I have always wanted to make a difference. I think most people do.
As a young teenager, I remember giving away all my Christmas money after the 2004 Boxing Day tsunami. I understood that I didn’t actually need that money, and there were other people who needed it desperately. As I grew older, I began to realise that this desperate need doesn’t go away just because the news cameras have moved on, or is only present in the wake of a disaster. Extreme poverty is an everyday fact of life for thousands of people, a fact not deemed newsworthy only because of its constant, ongoing nature.
Perhaps because of this, by and large we accept poverty as an insurmountable problem. Sometimes we raise funds or donate money, but most of the time it is something we’d rather forget about, feeling powerless to really help. We worry about government corruption and charities working ineffectively. In a way, I think this helps relieve us of a sense of responsibility – if there’s nothing we can do, we needn’t do anything.
Yet I didn’t want to give up. So throughout my studies, I continued to try to make a difference. I attended protests and did sponsored runs in fancy dress. I baked cakes, rattled tins and raised thousands of pounds organising charity gigs for local bands. All this was deeply rewarding and greatly enriched my life, boosting my CV and my wellbeing.
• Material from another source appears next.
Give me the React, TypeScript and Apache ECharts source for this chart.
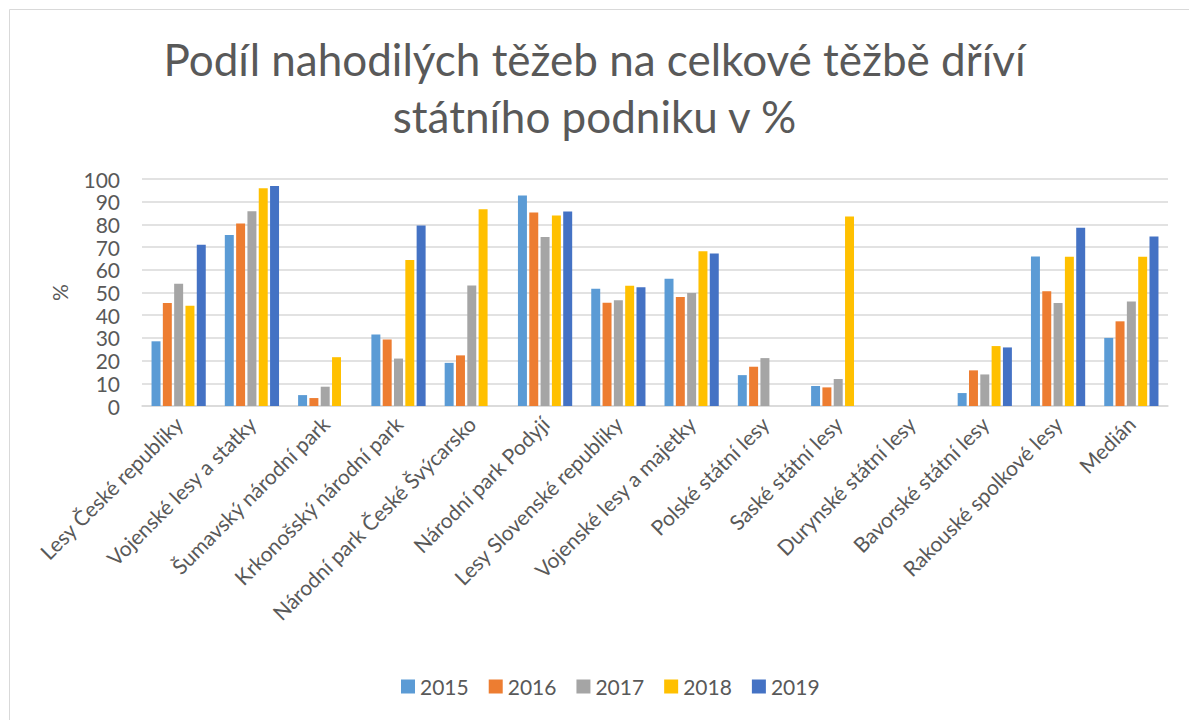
import React, { useEffect, useRef } from "react";
import * as echarts from "echarts";

const categories = [
  "Lesy České republiky",
  "Vojenské lesy a statky",
  "Šumavský národní park",
  "Krkonošský národní park",
  "Národní park České Švýcarsko",
  "Národní park Podyjí",
  "Lesy Slovenské republiky",
  "Vojenské lesy a majetky",
  "Polské státní lesy",
  "Saské státní lesy",
  "Durynské státní lesy",
  "Bavorské státní lesy",
  "Rakouské spolkové lesy",
  "Medián",
];

const years = ["2015", "2016", "2017", "2018", "2019"];

const v2015 = [28.5, 75.3, 4.8, 31.5, 19.0, 92.7, 51.7, 56.1, 13.6, 8.8, null, 5.7, 65.9, 30.0];
const v2016 = [45.4, 80.4, 3.5, 29.3, 22.3, 85.2, 45.5, 48.0, 17.3, 8.2, null, 15.7, 50.5, 37.3];
const v2017 = [53.9, 85.8, 8.5, 20.9, 53.1, 74.4, 46.6, 49.8, 21.1, 11.9, null, 13.9, 45.4, 46.0];
const v2018 = [44.2, 95.9, 21.5, 64.3, 86.7, 83.9, 53.0, 68.2, null, 83.5, null, 26.4, 65.7, 65.7];
const v2019 = [71.0, 96.9, null, 79.5, null, 85.7, 52.3, 67.2, null, null, null, 25.8, 78.5, 74.7];

const seriesValues = [v2015, v2016, v2017, v2018, v2019];
const colors = ["#5B9BD5", "#ED7D31", "#A5A5A5", "#FFC000", "#4472C4"];

const FONT = "Lato, 'Open Sans', sans-serif";
const TEXT = "#595959";

export default function App() {
  const ref = useRef<HTMLDivElement>(null);
  useEffect(() => {
    if (!ref.current) return;
    const chart = echarts.init(ref.current, undefined, { renderer: "svg" });
    chart.setOption({
      animation: false,
      backgroundColor: "#ffffff",
      textStyle: { fontFamily: FONT },
      title: {
        text: "Podíl nahodilých těžeb na celkové těžbě dříví\nstátního podniku v %",
        left: "center",
        top: 25,
        textStyle: {
          fontFamily: FONT,
          fontSize: 44,
          fontWeight: "normal",
          color: TEXT,
          lineHeight: 57,
        },
      },
      graphic: [
        {
          type: "rect",
          shape: { x: 9.5, y: 9.5, width: 1200, height: 720 },
          style: { fill: "none", stroke: "#D9D9D9", lineWidth: 1 },
          silent: true,
        },
      ],
      legend: {
        data: years,
        bottom: 18,
        left: 396,
        itemWidth: 14,
        itemHeight: 14,
        itemGap: 20,
        icon: "rect",
        textStyle: { fontFamily: FONT, fontSize: 21, color: TEXT },
      },
      grid: { left: 142, right: 21, top: 179, bottom: 314, containLabel: false },
      xAxis: {
        type: "category",
        data: categories,
        axisLine: { lineStyle: { color: "#D9D9D9", width: 1.5 } },
        axisTick: { show: false },
        axisLabel: {
          rotate: 45,
          interval: 0,
          margin: 14,
          fontFamily: FONT,
          fontSize: 21,
          color: TEXT,
        },
      },
      yAxis: {
        type: "value",
        min: 0,
        max: 100,
        interval: 10,
        name: "%",
        nameLocation: "middle",
        nameGap: 72,
        nameRotate: 90,
        nameTextStyle: { fontFamily: FONT, fontSize: 21, color: TEXT },
        axisLine: { show: false },
        axisTick: { show: false },
        axisLabel: { fontFamily: FONT, fontSize: 21, color: TEXT, margin: 22 },
        splitLine: { lineStyle: { color: "#D9D9D9", width: 1.5 } },
      },
      series: years.map((y, i) => ({
        name: y,
        type: "bar",
        data: seriesValues[i],
        barGap: "26%",
        barCategoryGap: "26%",
        itemStyle: { color: colors[i] },
      })),
    });
    return () => chart.dispose();
  }, []);
  return <div ref={ref} style={{ width: 1189, height: 720, position: "absolute", left: 0, top: 0 }} />;
}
But I chose my charities because I liked the sound of their work, or because a cause or idea took my fancy. I hoped for the best, but I also doubted myself. Was this really helping? I didn’t want to ever stop caring, or to become apathetic or cynical, but neither did I want to be a hopeless idealist.
I had to up my game.
Through much research and steering by likeminded friends, I found effective altruism. Suddenly my hopes and doubts weren’t fighting against one another, but working together. By critically examining how charities spent their money, I could choose to give to only the most effective.
I learned that while poverty remains a huge problem, we are getting better and better at finding the best ways to solve it. Evidence about the best methods for tackling poverty is constantly growing. You perhaps wouldn’t know it, but over the last twenty years, the number of people living in extreme poverty has halved.
While looking for the best places to give, I found that The Life You Can Save recommends sixteen of the world's most effective charities, and GiveWell provides detailed information about why many of these charities are so effective at what they do.
I also decided I needed to give consistently, and hold myself accountable for doing what I’d always wanted – to make a difference, and to continue to make a difference throughout my life. I don’t earn a lot in my work as a teaching assistant, but I earn enough. After giving away 10 percent of my relatively small salary, I’m still in the richest 11 percent of people in the world. You can see where you stand relative to global wealth by using Giving What We Can’s salary calculator.
Now I know I am making a difference – most people could do the same.